Maybe there is no history of official gun confiscation in the US. But the history is unequivocal in other countries. No dictatorship can take hold as long as the people can resist effectively, and every single one of them has started out that way. It is precisely because the gun is the most effective means of self defense that no government or anybody else has any reason to keep records of what you might have at your disposal. A government FOR the people, not AGAINST the people, would confine itself to catching criminals, and not stray into making criminals of people who may choose to exercise the most fundamental of their constitutional rights. “The right of the people to keep and bear arms shall not be infringed.”
This article provides a useful review and an important reminder of recent mass shootings. However, it does not go back far enough, certainly not with the range of the personal memories of the baby-boomer and the “greatest” generations.
It also fails to list examples where mass murder was prevented because someone among the potential victims was armed and fired back at the shooter. Nevertheless, this article does make the important point, which is that when seconds count, the police are minutes away, and therefore YOUR survival depends on YOU, being able to defend yourself. No government, not even a totalitarian dictatorship such as the nazis and communists in recent history, is able to put an armed guard on every street corner, at every door and back door on every house, in order to provide 100% complete deterrence of crime. The practical fact is that your safety is in your hands and in the hands of those around you who are prepared to act when it counts the most. The only way to achieve that is if the government does not interfere with the “right of the people to keep and bear arms” — that is, to “pack” if that’s what it takes to make one safe, in one’s own judgement.

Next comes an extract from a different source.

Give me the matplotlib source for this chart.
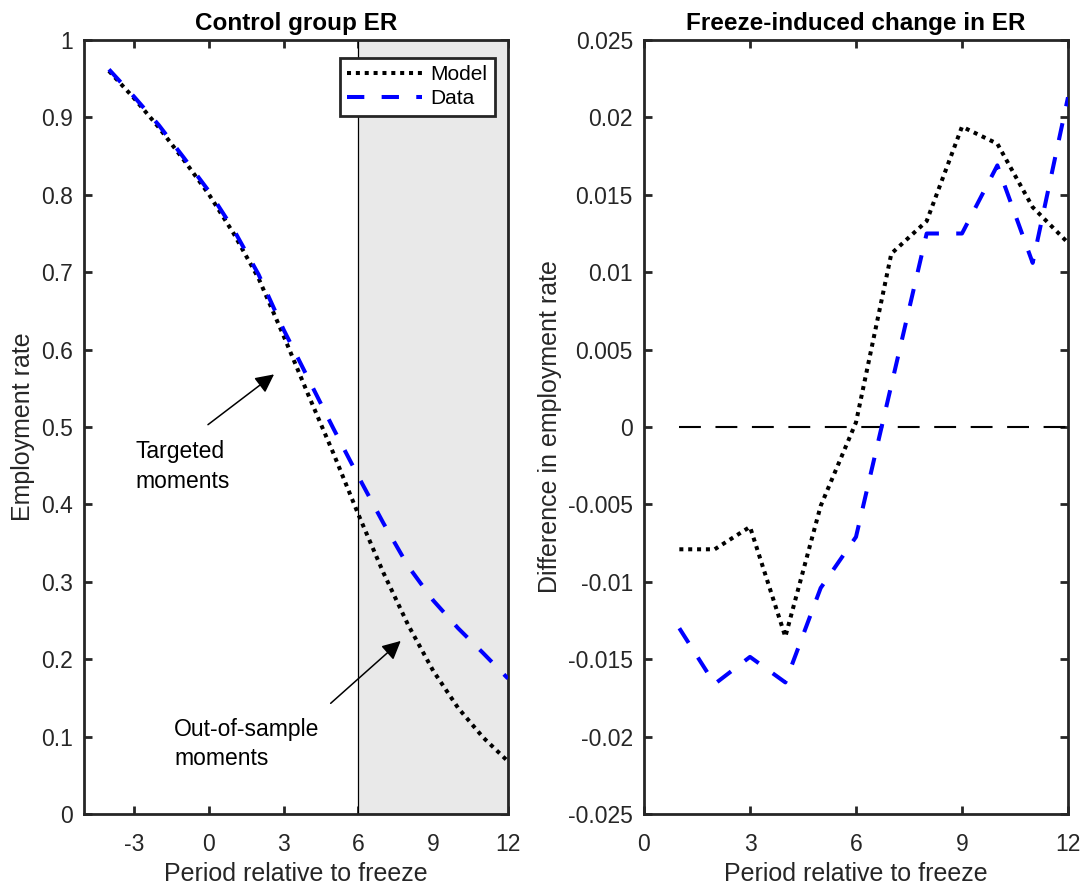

The deterrent to crime comes precisely from the certainty in the criminal’s mind that someone among his potential victims would be able to fight back, and the uncertainty as to who that would be — maybe his chosen victim or some passer-by. It is not the government’s job to relieve the criminal of this uncertainty with ill-thought-out nonsense such as “gun-free zones.” The government may try to replace the armed citizenry with draconian security measures to guarantee everyone’s safety, but that just begs the question, who will protect us from our protectors? That is why our Founders had the wisdom to say as plainly as they could, “The right of the people to keep and bear arms shall not be infringed.”